- [Given problem]: Can you print the data exactly and leave out each image?

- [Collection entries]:
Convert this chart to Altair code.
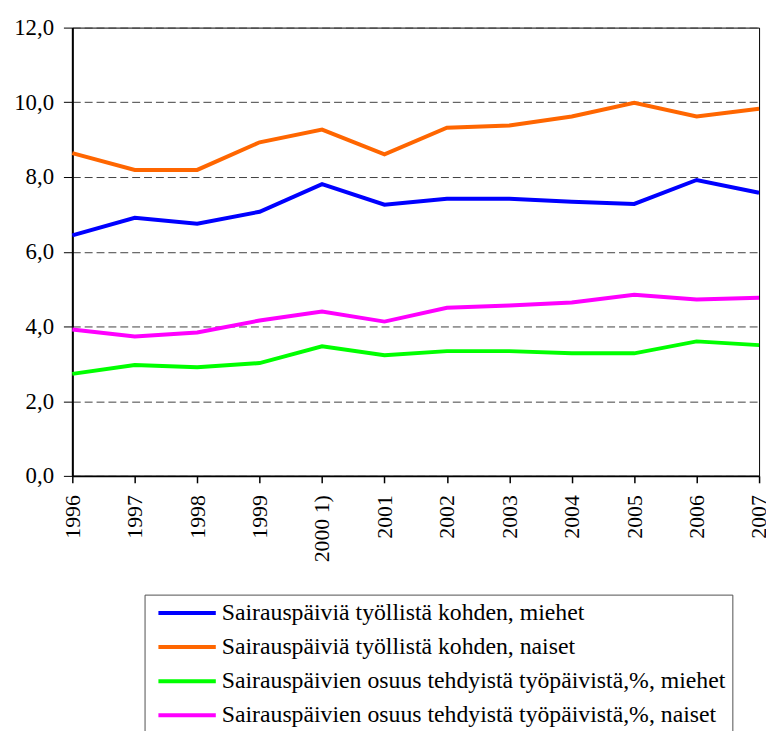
import altair as alt
import pandas as pd

years = ["1996", "1997", "1998", "1999", "2000 1)", "2001", "2002", "2003",
         "2004", "2005", "2006", "2007"]
series_names = [
    "Sairauspäiviä työllistä kohden, miehet",
    "Sairauspäiviä työllistä kohden, naiset",
    "Sairauspäivien osuus tehdyistä työpäivistä,%, miehet",
    "Sairauspäivien osuus tehdyistä työpäivistä,%, naiset",
]
colors = ["#0000FF", "#FF6600", "#00FF00", "#FF00FF"]

days_men = [6.44, 6.91, 6.75, 7.07, 7.81, 7.26, 7.42, 7.42, 7.34, 7.28, 7.92, 7.58]
days_women = [8.64, 8.19, 8.19, 8.93, 9.27, 8.61, 9.32, 9.38, 9.62, 9.99, 9.62, 9.83]
share_men = [2.73, 2.97, 2.91, 3.02, 3.47, 3.23, 3.34, 3.34, 3.28, 3.28, 3.60, 3.50]
share_women = [3.92, 3.73, 3.84, 4.16, 4.40, 4.13, 4.50, 4.56, 4.64, 4.85, 4.72, 4.77]

rows = []
for name, vals in zip(series_names, [days_men, days_women, share_men, share_women]):
    for i, (yr, v) in enumerate(zip(years, vals)):
        rows.append({"year": yr, "value": v, "series": name, "order": i})
df = pd.DataFrame(rows)

FONT = "Liberation Serif"

chart = alt.Chart(df).mark_line(strokeWidth=4).encode(
    x=alt.X("year:N", sort=years, title=None,
            scale=alt.Scale(type="point", padding=0),
            axis=alt.Axis(labelAngle=270, labelAlign="right", labelBaseline="middle",
                          labelFont=FONT, labelFontSize=22, labelColor="black",
                          labelPadding=12, tickSize=7, tickColor="black",
                          domainColor="black", domainWidth=2, tickWidth=1.5,
                          grid=False)),
    y=alt.Y("value:Q", title=None,
            scale=alt.Scale(domain=[0, 12], nice=False),
            axis=alt.Axis(values=[0, 2, 4, 6, 8, 10, 12],
                          labelExpr="replace(format(datum.value, '.1f'), '.', ',')",
                          labelFont=FONT, labelFontSize=23, labelColor="black",
                          labelPadding=10, tickSize=9, tickColor="black",
                          domainColor="black", domainWidth=2,
                          grid=True, gridDash=[8, 4], gridColor="#404040",
                          gridWidth=1)),
    color=alt.Color("series:N",
                    scale=alt.Scale(domain=series_names, range=colors),
                    sort=series_names,
                    legend=alt.Legend(title=None, orient="none",
                                      legendX=73, legendY=573,
                                      direction="vertical",
                                      symbolType="stroke", symbolSize=3364,
                                      symbolStrokeWidth=4, symbolOffset=6,
                                      clipHeight=25,
                                      labelFont=FONT, labelFontSize=24,
                                      labelColor="black", labelLimit=0,
                                      labelOffset=4,
                                      strokeColor="#505050", padding=6,
                                      rowPadding=9.5)),
    order="order:Q",
).properties(
    width=694, height=453,
    autosize=alt.AutoSizeParams(type="none"),
    padding={"left": 65, "top": 16, "right": 7, "bottom": 254},
).configure_view(stroke="black", strokeWidth=1)

chart.save("out.html", embed_options={"renderer": "svg", "actions": False})
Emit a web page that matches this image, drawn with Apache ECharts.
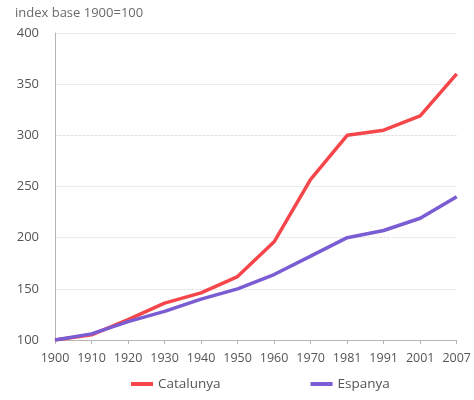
<!DOCTYPE html>
<html>
<head>
<meta charset="utf-8">
<script src="https://cdn.jsdelivr.net/npm/echarts@6/dist/echarts.min.js"></script>
<style>
  html, body { margin: 0; padding: 0; background: #fff; }
  #chart { width: 474px; height: 400px; }
</style>
</head>
<body>
<div id="chart"></div>
<script>
// dades: índex base 1900=100
var years = ['1900', '1910', '1920', '1930', '1940', '1950', '1960', '1970', '1981', '1991', '2001', '2007'];
var catalunya = [100, 105, 120, 136, 146, 162, 196, 257, 300, 305, 319, 360];
var espanya = [100, 106, 118, 128, 140, 150, 164, 182, 200, 207, 219, 240];
var yTicks = [100, 150, 200, 250, 300, 350, 400];

var chart = echarts.init(document.getElementById('chart'));

var font = 'Open Sans, sans-serif';

chart.setOption({
  animation: false,
  title: {
    text: 'index base 1900=100',
    left: 10,
    top: 2,
    textStyle: { fontFamily: font, fontSize: 13, fontWeight: 'normal', color: '#6a6a6a' }
  },
  legend: {
    bottom: 4,
    left: 126,
    itemGap: 90,
    itemWidth: 22,
    itemHeight: 4,
    icon: 'rect',
    textStyle: { fontFamily: font, fontSize: 13.5, color: '#555' },
    data: ['Catalunya', 'Espanya']
  },
  grid: { left: 55, right: 15, top: 33, bottom: 60 },
  xAxis: {
    type: 'category',
    data: years,
    boundaryGap: false,
    axisLine: { lineStyle: { color: '#b5b5b5', width: 1 } },
    axisTick: { show: true, alignWithLabel: true, length: 4, lineStyle: { color: '#b5b5b5' } },
    axisLabel: { fontFamily: font, fontSize: 12.5, color: '#555', margin: 12, interval: 0 }
  },
  yAxis: {
    type: 'value',
    min: yTicks[0],
    max: yTicks[yTicks.length - 1],
    interval: 50,
    axisLine: { show: true, lineStyle: { color: '#b5b5b5', width: 1 } },
    axisTick: { show: false },
    axisLabel: { fontFamily: font, fontSize: 13, color: '#555', margin: 16 },
    splitLine: { lineStyle: { color: '#e4e4e4', width: 1, type: [3, 1] } }
  },
  series: [
    {
      name: 'Catalunya',
      type: 'line',
      data: catalunya,
      symbol: 'none',
      itemStyle: { color: '#f5474b' },
      lineStyle: { width: 3.5, color: '#f5474b' }
    },
    {
      name: 'Espanya',
      type: 'line',
      data: espanya,
      symbol: 'none',
      itemStyle: { color: '#7a5cd3' },
      lineStyle: { width: 3.5, color: '#7a5cd3' }
    }
  ]
});
</script>
</body>
</html>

- [The response]:
Convert this chart to Altair code.
import altair as alt
import pandas as pd

years = ["1996", "1997", "1998", "1999", "2000 1)", "2001", "2002", "2003",
         "2004", "2005", "2006", "2007"]
series_names = [
    "Sairauspäiviä työllistä kohden, miehet",
    "Sairauspäiviä työllistä kohden, naiset",
    "Sairauspäivien osuus tehdyistä työpäivistä,%, miehet",
    "Sairauspäivien osuus tehdyistä työpäivistä,%, naiset",
]
colors = ["#0000FF", "#FF6600", "#00FF00", "#FF00FF"]

days_men = [6.44, 6.91, 6.75, 7.07, 7.81, 7.26, 7.42, 7.42, 7.34, 7.28, 7.92, 7.58]
days_women = [8.64, 8.19, 8.19, 8.93, 9.27, 8.61, 9.32, 9.38, 9.62, 9.99, 9.62, 9.83]
share_men = [2.73, 2.97, 2.91, 3.02, 3.47, 3.23, 3.34, 3.34, 3.28, 3.28, 3.60, 3.50]
share_women = [3.92, 3.73, 3.84, 4.16, 4.40, 4.13, 4.50, 4.56, 4.64, 4.85, 4.72, 4.77]

rows = []
for name, vals in zip(series_names, [days_men, days_women, share_men, share_women]):
    for i, (yr, v) in enumerate(zip(years, vals)):
        rows.append({"year": yr, "value": v, "series": name, "order": i})
df = pd.DataFrame(rows)

FONT = "Liberation Serif"

chart = alt.Chart(df).mark_line(strokeWidth=4).encode(
    x=alt.X("year:N", sort=years, title=None,
            scale=alt.Scale(type="point", padding=0),
            axis=alt.Axis(labelAngle=270, labelAlign="right", labelBaseline="middle",
                          labelFont=FONT, labelFontSize=22, labelColor="black",
                          labelPadding=12, tickSize=7, tickColor="black",
                          domainColor="black", domainWidth=2, tickWidth=1.5,
                          grid=False)),
    y=alt.Y("value:Q", title=None,
            scale=alt.Scale(domain=[0, 12], nice=False),
            axis=alt.Axis(values=[0, 2, 4, 6, 8, 10, 12],
                          labelExpr="replace(format(datum.value, '.1f'), '.', ',')",
                          labelFont=FONT, labelFontSize=23, labelColor="black",
                          labelPadding=10, tickSize=9, tickColor="black",
                          domainColor="black", domainWidth=2,
                          grid=True, gridDash=[8, 4], gridColor="#404040",
                          gridWidth=1)),
    color=alt.Color("series:N",
                    scale=alt.Scale(domain=series_names, range=colors),
                    sort=series_names,
                    legend=alt.Legend(title=None, orient="none",
                                      legendX=73, legendY=573,
                                      direction="vertical",
                                      symbolType="stroke", symbolSize=3364,
                                      symbolStrokeWidth=4, symbolOffset=6,
                                      clipHeight=25,
                                      labelFont=FONT, labelFontSize=24,
                                      labelColor="black", labelLimit=0,
                                      labelOffset=4,
                                      strokeColor="#505050", padding=6,
                                      rowPadding=9.5)),
    order="order:Q",
).properties(
    width=694, height=453,
    autosize=alt.AutoSizeParams(type="none"),
    padding={"left": 65, "top": 16, "right": 7, "bottom": 254},
).configure_view(stroke="black", strokeWidth=1)

chart.save("out.html", embed_options={"renderer": "svg", "actions": False})
Emit a web page that matches this image, drawn with Apache ECharts.
<!DOCTYPE html>
<html>
<head>
<meta charset="utf-8">
<script src="https://cdn.jsdelivr.net/npm/echarts@6/dist/echarts.min.js"></script>
<style>
  html, body { margin: 0; padding: 0; background: #fff; }
  #chart { width: 474px; height: 400px; }
</style>
</head>
<body>
<div id="chart"></div>
<script>
// dades: índex base 1900=100
var years = ['1900', '1910', '1920', '1930', '1940', '1950', '1960', '1970', '1981', '1991', '2001', '2007'];
var catalunya = [100, 105, 120, 136, 146, 162, 196, 257, 300, 305, 319, 360];
var espanya = [100, 106, 118, 128, 140, 150, 164, 182, 200, 207, 219, 240];
var yTicks = [100, 150, 200, 250, 300, 350, 400];

var chart = echarts.init(document.getElementById('chart'));

var font = 'Open Sans, sans-serif';

chart.setOption({
  animation: false,
  title: {
    text: 'index base 1900=100',
    left: 10,
    top: 2,
    textStyle: { fontFamily: font, fontSize: 13, fontWeight: 'normal', color: '#6a6a6a' }
  },
  legend: {
    bottom: 4,
    left: 126,
    itemGap: 90,
    itemWidth: 22,
    itemHeight: 4,
    icon: 'rect',
    textStyle: { fontFamily: font, fontSize: 13.5, color: '#555' },
    data: ['Catalunya', 'Espanya']
  },
  grid: { left: 55, right: 15, top: 33, bottom: 60 },
  xAxis: {
    type: 'category',
    data: years,
    boundaryGap: false,
    axisLine: { lineStyle: { color: '#b5b5b5', width: 1 } },
    axisTick: { show: true, alignWithLabel: true, length: 4, lineStyle: { color: '#b5b5b5' } },
    axisLabel: { fontFamily: font, fontSize: 12.5, color: '#555', margin: 12, interval: 0 }
  },
  yAxis: {
    type: 'value',
    min: yTicks[0],
    max: yTicks[yTicks.length - 1],
    interval: 50,
    axisLine: { show: true, lineStyle: { color: '#b5b5b5', width: 1 } },
    axisTick: { show: false },
    axisLabel: { fontFamily: font, fontSize: 13, color: '#555', margin: 16 },
    splitLine: { lineStyle: { color: '#e4e4e4', width: 1, type: [3, 1] } }
  },
  series: [
    {
      name: 'Catalunya',
      type: 'line',
      data: catalunya,
      symbol: 'none',
      itemStyle: { color: '#f5474b' },
      lineStyle: { width: 3.5, color: '#f5474b' }
    },
    {
      name: 'Espanya',
      type: 'line',
      data: espanya,
      symbol: 'none',
      itemStyle: { color: '#7a5cd3' },
      lineStyle: { width: 3.5, color: '#7a5cd3' }
    }
  ]
});
</script>
</body>
</html>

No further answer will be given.